Für seine Lieder hatte Franz Schubert (1797 bis 1828) eigentlich eine Klavierbegleitung vorgesehen. Doch mittlerweile kann man sie gelegentlich auch mit Gitarre hören; Orchesterversionen einzelner Lieder haben zudem schon Max Reger und Anton Webern geschaffen. Komplett orchestriert hat die Winterreise Hans Zender, der seine Version für Tenor und kleines Orchester als „kompo- nierte Interpretation“ bezeichnet.
Umso neugieriger war ich auf diese Aufnahme, wo eine Orgel zu hören ist. Die Idee zu dieser Besetzung kam dem japanischen Tenor Taro Kato, weil er den Helden der Winterreise als unreifen Charakter empfindet.
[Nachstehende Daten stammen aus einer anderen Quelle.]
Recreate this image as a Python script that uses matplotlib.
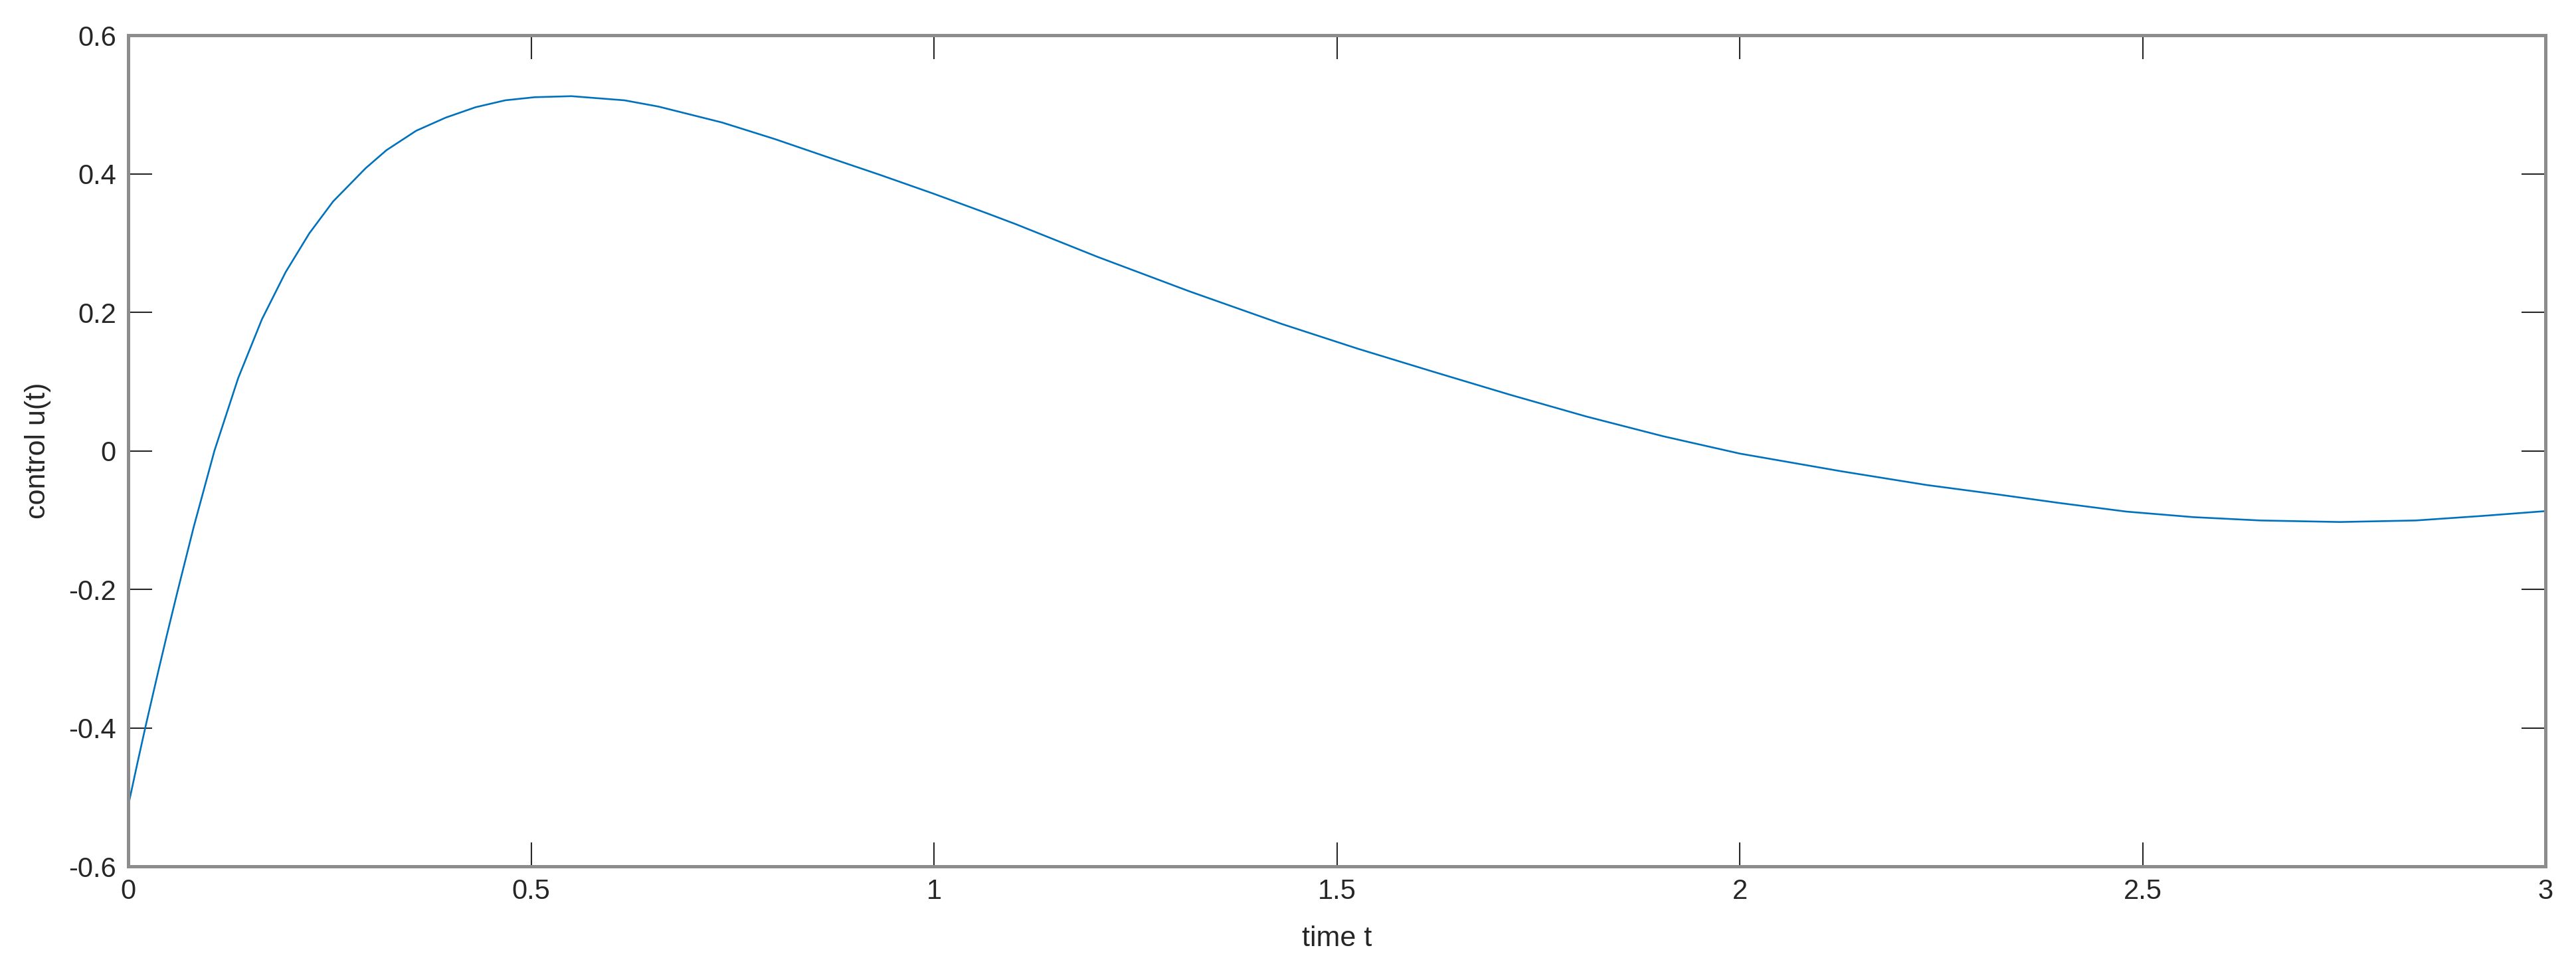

Und dieser seelischen Disposition entspricht seiner Meinung nach eine Begleitung durch die Orgel besser.
Das Schmettern des Posthorns, das Spiel des Leiermannes, das Fauchen des Windes, der gefrorene Fluss, das flackernde Irrlicht – all das lässt sich mit einer Orgel wirkungsvoll musikalisch in Szene setzen. Und bei geschickter Wahl der Register kann dieses Instrument mit seinen vielen Klangfarben eine Interpretation ganz sicher bereichern.
Azumi Okamura hat für diese Einspielung die Orgel der Reformierten Kirche in der Gemeinde Chexbres ausgewählt, gelegen unweit von Lausanne in der Schweiz. Es handelt sich dabei um ein eher kleines Instrument französisch-romantischer Orgelbautradition mit 13 Registern auf zwei Manualen und Pedal, erbaut von Charles Mutin im Jahre 1905. Der Pariser Orgelbauer hatte um 1900 die Firma von Cavaillé-Coll übernommen; all das erfährt man aber leider nicht aus dem Beiheft.
Dieses Instrument klingt durchaus gut, aber die Möglichkeiten zur dynamischen Abstufung und zur klanglichen Differenzierung, die es bietet, sind nicht gerade üppig. Mit den orchestralen Effekten einer großen französischen Orgel kann es nicht mithalten. Insofern kommt diese Orgelversion an Schuberts doch sehr beredten Klavierpart nicht heran, zumal Azumi Okamura auch eine eher zurückhaltende Registrierung gewählt hat. Ihre Interpretation ist vom Klavier her gedacht; sie nutzt den Orgelklang nicht wirklich, und kann letzten Endes nicht überzeugen. Schade.